Key Learning Points:

  • George Soros trading rules

  • Is George Soros a forex trader

  • How did George Soros trade forex

  • What is Soros investing in now


Top 10 Trading Rules Explained

Trading Rule 1:

“I’m only rich because I know when I’m wrong…I basically have survived by recognizing my mistakes.”

Understanding that he was not always right enabled him to cut losses short and position size right. This is a significant problem with Forex traders. The average trader always wants to be right, this creates psychological biases which overshadow cognitive errors that the trader makes. E.g. Not following rules correctly or holding onto losing positions.



Trading Rule 2:

“My approach works not by making valid predictions but by allowing me to correct false ones.”

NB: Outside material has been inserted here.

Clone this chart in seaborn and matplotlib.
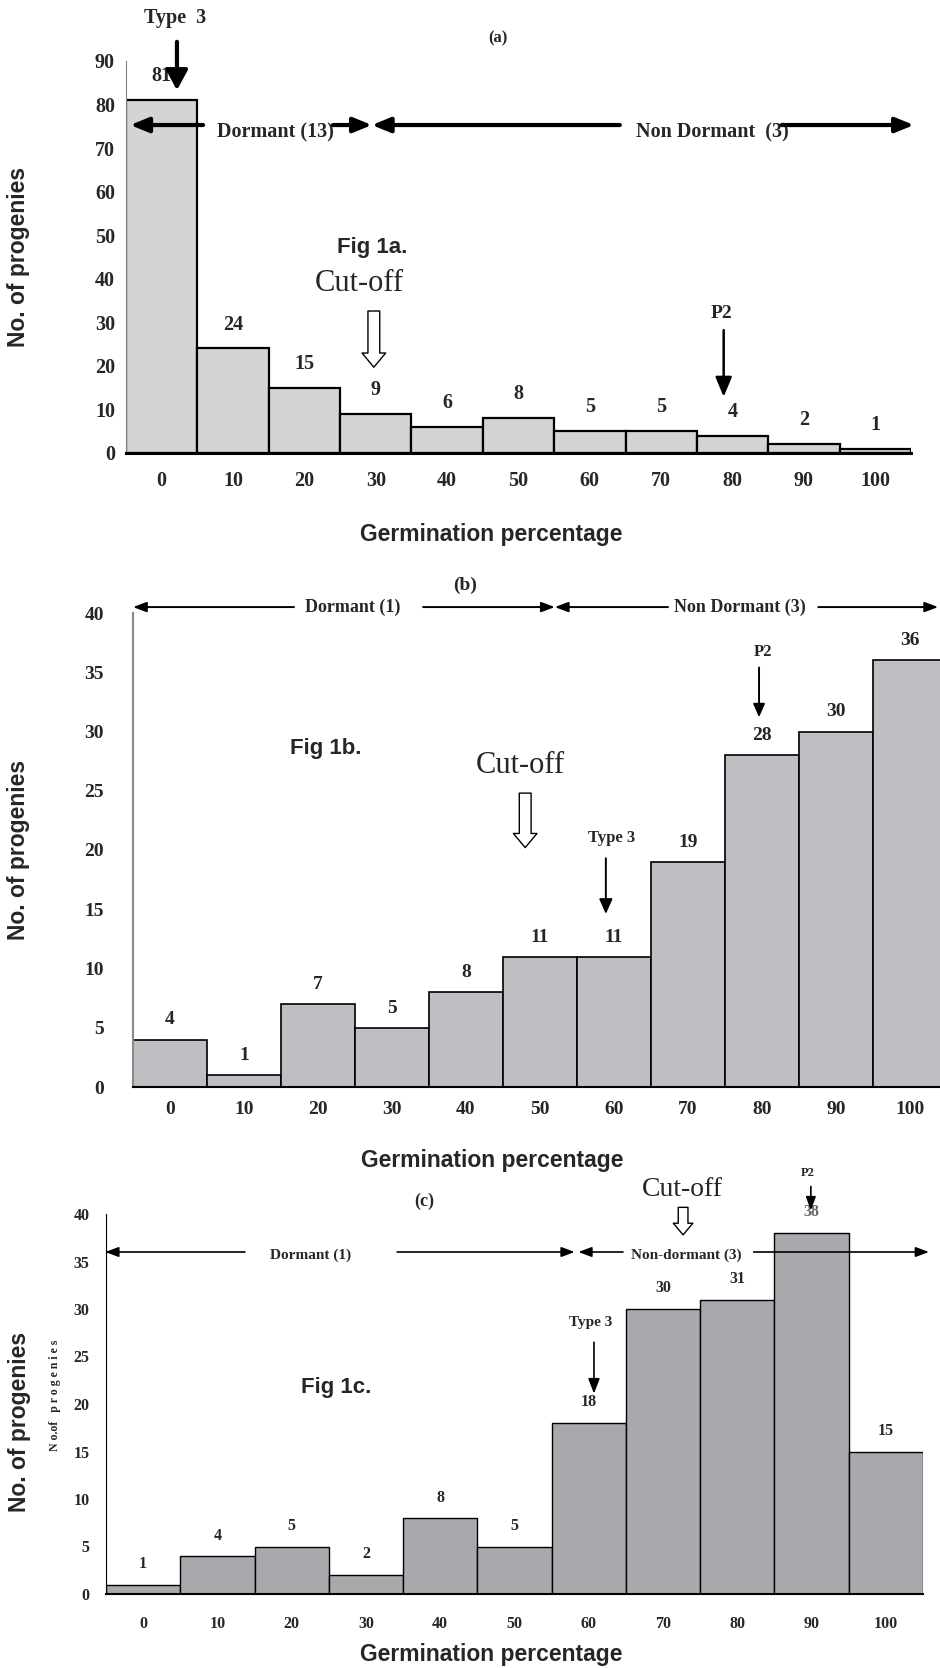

Soros’ is flexible in his trades; he changes his mind and reverses positions when needed. He does not marry his trades. For the normal forex retail trader, this is quite difficult to do mainly because of the insanely short time frames they try to trade on. Professional traders hold trades from anywhere between 1-18 months, so they're working on the weekly/ daily time frame. This method Soros mentions is difficult for retail traders to do and will likely cause them losses unless they up their time frames.



Trading Rule 3:

“It’s not whether you’re right or wrong that’s important, but how much money you make when you’re right and how much you lose when you’re wrong.”

George Soros knows that the key to profitability for him is more about big wins and small losses than his winning percentage. Many Forex traders are so fixated on winning percentages without realizing the risk reward potentials. Your Sharpe ratio should be at least 1. If it is not your strategy will inevitably fail. In simple terms this means that your rewards are always more than what you risk.



Trading Rule 4:

“The markets are always on the side of exuberance or fear. It’s fear and greed. Right now greed has the better of it, which is rather nice (for investors) as long as it doesn’t get out of hand,"

Market trends are caused more by the extremes of  investors emotions than fundamental reasons. Understanding the concept of "money flow" and "Risk on/off" can help you trade Forex currencies when there is large uncertainty. Safe haven currencies like the JPY, CHF and USD can appreciate in times of uncertainty, whereas most other risk currencies will depreciate.


Trading Rule 5:

“Once we realize that imperfect understanding is the human condition there is no shame in being wrong, only in failing to correct our mistakes.”

The problem is not in a losing trade but failing to learn from the loss. Did you hold on to a losing trade? Did you take profits early? As a retail Forex trader you need to iron out the mistakes to become successful.


Trading Rule 6:

“The worse a situation becomes, the less it takes to turn it around, and the bigger the upside.”